Perhaps Danton and Robespierre are the Cromwell and More of the 18th century…
and as I write that I realise that Mantell has described both fatal duets – better than anyone else.

Fair Trade

At the weekend I bought Hilary Mantel’s Wolf Hall at Dymock’s (not even a true independent bookshop) for something around $32. I walked around the corner and there it was on a table out the front of Big W for $20.

Now, I’m happy to buy my potting mix and Dynamic Lifter at Big W, but I know from the other side where those discounts on books come from – the author.

It may not matter much to Dan Brown or Jackie Collins, but if you respect an author, especially a local or someone who is not regularly on best-seller lists, do them a favour and don’t buy their books from KMart or Big W or anywhere else that offers a huge discount on new releases.

Consider the difference as an investment in our creative future.

Grisham hits out at ‘shortsighted’ discounts

Author John Grisham has called the book price war in the US between Wal-Mart, Amazon.com and Target a “disaster” for the book business, warning that the “shortsighted and short-term” discounts would hit publishers, book stores and aspiring authors.

Giant US retailer Wal-Mart—also Asda’s parent—sparked the price war when it began offering 10 upcoming titles, including Grisham’s new book Ford County priced at $24, for $10.

Speaking on NBC’s “Today Show”, Grisham said the discounts, of more than 60% on some titles, “seriously devalued the book”.

He said: “Its shortsighted, short term, they know what they are doing I think, but if a book is worth $10 then suddenly the whole industry is going to change, you are going to lose publishers and book stores, and though I’ll probably be alright, asipring authors are going to find it difficult to get published.”

Grisham added that $24 was “a fair price” that “enables me to make a royalty, the publisher to make a profit and the bookstore to make a profit”.

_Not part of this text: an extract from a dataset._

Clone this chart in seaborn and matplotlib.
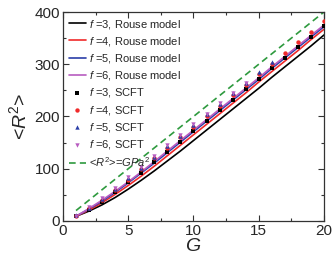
import numpy as np
import pandas as pd
import matplotlib
matplotlib.use("Agg")
import matplotlib.pyplot as plt
import seaborn as sns
from matplotlib.ticker import MultipleLocator

sns.set_style("ticks")
plt.rcParams['font.family'] = ['Liberation Sans', 'DejaVu Sans']
plt.rcParams['mathtext.fontset'] = 'custom'
plt.rcParams['mathtext.rm'] = 'Liberation Sans'
plt.rcParams['mathtext.it'] = 'Liberation Sans:italic'

# Данні
G = list(range(1, 21))

rouse_f3 = [9, 19, 31, 45, 61, 78, 96, 115, 134, 154, 174, 194, 214, 234, 254, 275, 295, 315, 335, 356]
rouse_f4 = [9, 21, 35, 51, 68, 86, 105, 125, 145, 165, 185, 205, 225, 245, 266, 286, 306, 326, 347, 367]
rouse_f5 = [9, 23, 38, 55, 73, 92, 111, 131, 151, 171, 191, 211, 231, 251, 271, 292, 312, 332, 352, 372]
rouse_f6 = [9, 24, 40, 57, 75, 94, 114, 134, 154, 174, 194, 214, 234, 254, 274, 295, 315, 335, 355, 375]

scft_f3 = [10, 21, 37, 55, 74, 92, 113, 133, 152, 172, 192, 212, 232, 252, 272, 292, 312, 333, 353, 373]
scft_f4 = [10, 24, 41, 60, 79, 99, 120, 140, 160, 180, 200, 221, 241, 261, 281, 301, 322, 342, 362, 382]
G_f5 = list(range(1, 17))
scft_f5 = [11, 25, 43, 62, 82, 102, 122, 143, 163, 184, 204, 224, 245, 265, 286, 305]
G_f6 = list(range(1, 15))
scft_f6 = [10, 26, 44, 64, 84, 104, 124, 145, 165, 185, 205, 225, 245, 265]

G_ideal = [1, 20]
ideal = [20, 400]

colors = {3: "black", 4: "#f02a2a", 5: "#2b3ea8", 6: "#b85cc0"}

fig = plt.figure(figsize=(3.34, 2.68), dpi=100)
ax = fig.add_axes([0.1886, 0.1754, 0.7814, 0.7798])

rouse = {3: rouse_f3, 4: rouse_f4, 5: rouse_f5, 6: rouse_f6}
for f, vals in rouse.items():
    sns.lineplot(x=G, y=vals, color=colors[f], lw=1.2, ax=ax,
                 label=rf"$f$ ={f}, Rouse model", legend=False)

scft = [(3, G, scft_f3, "s"), (4, G, scft_f4, "o"),
        (5, G_f5, scft_f5, "^"), (6, G_f6, scft_f6, "v")]
for f, gx, vals, m in scft:
    sns.scatterplot(x=gx, y=vals, color=colors[f], marker=m, s=10,
                    linewidth=0, ax=ax, zorder=3,
                    label=rf"$f$ ={f}, SCFT", legend=False)

sns.lineplot(x=G_ideal, y=ideal, color="#2e9a3e", lw=1.2, ax=ax,
             label=r"<$R^2$>=$GPa^2$", legend=False)
ax.lines[-1].set_dashes([4, 2.5])

ax.set_xlim(0, 20)
ax.set_ylim(0, 400)
ax.xaxis.set_major_locator(MultipleLocator(5))
ax.xaxis.set_minor_locator(MultipleLocator(2.5))
ax.yaxis.set_major_locator(MultipleLocator(100))
ax.yaxis.set_minor_locator(MultipleLocator(50))
ax.tick_params(which="both", direction="in", top=True, right=True,
               labelsize=11, color="#333333", width=0.8)
ax.tick_params(which="major", length=4, pad=2)
ax.tick_params(which="minor", length=2.5)
for sp in ax.spines.values():
    sp.set_linewidth(0.9)
    sp.set_color("#333333")

ax.set_xlabel(r"$G$", fontsize=14, labelpad=0)
ax.set_ylabel(r"<$R^2$>", fontsize=14, labelpad=3)

handles, labels = ax.get_legend_handles_labels()
ax.legend(handles, labels, loc="upper left", frameon=False, fontsize=8.0,
          handlelength=1.6, handletextpad=0.25, labelspacing=0.38,
          borderaxespad=0.1, borderpad=0.4)

fig.savefig("out.png", dpi=100)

Following Wal-Mart’s price promotion, both Amazon.com and then Target offered the front-list hardback books at first $9 and £8.99 respectively, though they did limit the number that could be ordered.

Though none of the three US retailers have so far matched the 75% discounts seen in the UK on Dan Brown’s The Lost Symbol and Peter Kay’s Saturday Night Peter, the developments led to the American Booksellers Association asking the Department of Justice to intervene over what it called “predatory pricing”.

In a letter to the DoJ it said: “What’s so troubling in the current situation is that none of the companies involved are engaged primarily in the sale of books. They’re using our most important products — mega bestsellers, which, ironically, are the most expensive books for publishers to bring to market — as a loss leader to attract customers to buy other, more profitable merchandise. The entire book industry is in danger of becoming collateral damage in this war.”